Kathmandu, October 28 Nepalese Medical Students Association, Bangladesh, has threatened to launch protest against the Nepal Medical Council if it does not scrap accreditation standards for MBBS and BDS programmes.
Issuing a press statement today, Nepalese Medical Students Association, Bangladesh, requested NMC to withdraw its guideline, which it said was discriminatory.
Nepal Medical Council on October 26 had announced accreditation standards for the MBBS/BDS programmes, which state that medical students studying inside the country require six-month internship to meet the criteria to appear the exam and the students who have studied from foreign universities have to complete one year internship to meet the criteria.

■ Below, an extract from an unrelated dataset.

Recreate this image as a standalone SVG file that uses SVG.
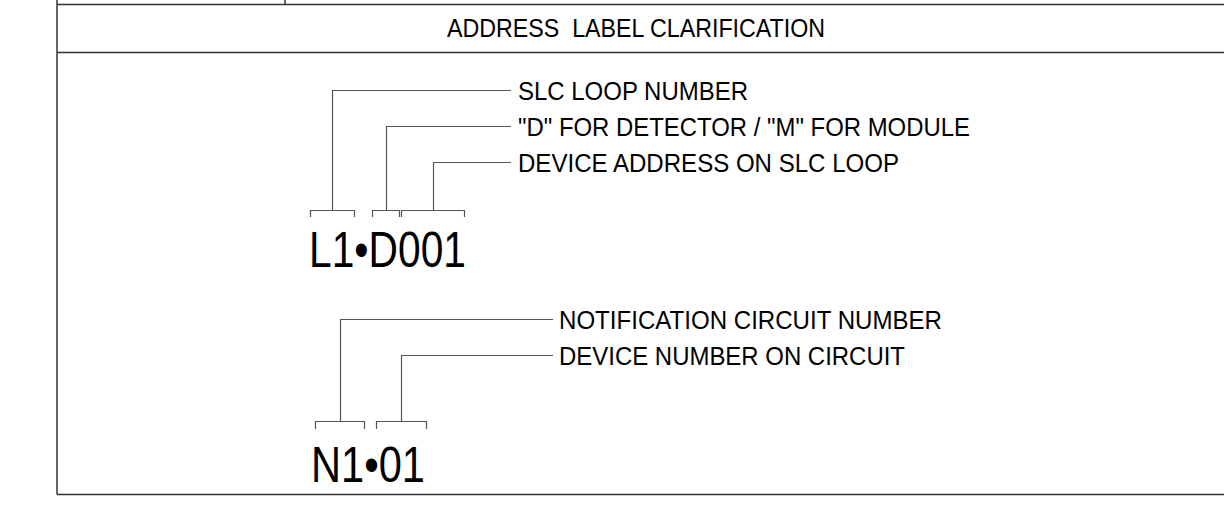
<svg xmlns="http://www.w3.org/2000/svg" width="1224" height="506" viewBox="0 0 1224 506">
<style>
.frame{stroke:#333;stroke-width:1.5;fill:none}
.ld{stroke:#555;stroke-width:1.2;fill:none}
.lbl{font-family:"Liberation Sans",Arial,sans-serif;font-size:25px;fill:#000}
.big{font-family:"Liberation Sans Narrow","Liberation Sans",Arial,sans-serif;font-size:50px;fill:#000}
</style>
<rect width="1224" height="506" fill="#fff"/>
<g id="frame">
<line class="frame" x1="57" y1="0" x2="57" y2="494.5"/>
<line class="frame" x1="57" y1="4.5" x2="1224" y2="4.5"/>
<line class="frame" x1="285" y1="0" x2="285" y2="4.5"/>
<line class="frame" x1="57" y1="52.5" x2="1224" y2="52.5"/>
<line class="frame" x1="57" y1="494.5" x2="1224" y2="494.5"/>
</g>
<g id="title">
<text class="lbl" x="447" y="36.5" textLength="378" lengthAdjust="spacingAndGlyphs" xml:space="preserve">ADDRESS  LABEL CLARIFICATION</text>
</g>
<g id="slc-label">
<text class="big" x="309" y="267" textLength="157" lengthAdjust="spacingAndGlyphs">L1•D001</text>
</g>
<g id="nac-label">
<text class="big" x="311" y="482" textLength="114" lengthAdjust="spacingAndGlyphs">N1•01</text>
</g>
<g id="t-slc"><text class="lbl" x="518" y="100" textLength="230" lengthAdjust="spacingAndGlyphs">SLC LOOP NUMBER</text></g>
<g id="t-dm"><text class="lbl" x="518" y="136" textLength="452" lengthAdjust="spacingAndGlyphs">"D" FOR DETECTOR / "M" FOR MODULE</text></g>
<g id="t-addr"><text class="lbl" x="518" y="172" textLength="381" lengthAdjust="spacingAndGlyphs">DEVICE ADDRESS ON SLC LOOP</text></g>
<g id="t-nac"><text class="lbl" x="559" y="329" textLength="383" lengthAdjust="spacingAndGlyphs">NOTIFICATION CIRCUIT NUMBER</text></g>
<g id="t-dev"><text class="lbl" x="559" y="365" textLength="346" lengthAdjust="spacingAndGlyphs">DEVICE NUMBER ON CIRCUIT</text></g>
<g id="connectors">
<path class="ld" d="M310.5,217 V210.5 H354.5 V217 M332.5,210.5 V90.5 H511"/>
<path class="ld" d="M372.5,217 V210.5 H399.5 V217 M386.5,210.5 V126.5 H511"/>
<path class="ld" d="M401.5,217 V210.5 H464.5 V217 M433.5,210.5 V162.5 H511"/>
<path class="ld" d="M315.5,429 V421.5 H364.5 V429 M340.5,421.5 V319.5 H553"/>
<path class="ld" d="M376.5,429 V421.5 H426.5 V429 M401.5,421.5 V355.5 H553"/>
</g>
</svg>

Earlier, NMC allowed medical students in and outside the country to participate in the licensing examination after completing six-month internship.
The release issued by Nepalese Medical Students Association, Bangladesh, states that medical students would not accept the discriminatory decision of NMC. “NMC decision has discouraged students from pursuing medical degrees in foreign countries. The decision will affect thousands of medical students, who studied at medical colleges in Bangladesh.”
Navin Yadav, president of Nepalese Medical Students Association, Bangladesh, shared that while it took six years for students studying in Bangladesh to complete MBBS, those pursuing the degree in Nepal completed their course in five-and-a-half years. “Students in Bangladesh spend six months more to complete their study. It would take longer for them to complete their course, if NMC extends the duration of internship by six more months,” he said.
Similarly, Priyanka Pandey of Rajbiraj, who is studying MBBS at Armed Force Medical College, Bangladesh, said she had cancelled her visit to Nepal after she got information that she would need to undergo additional six-month internship there.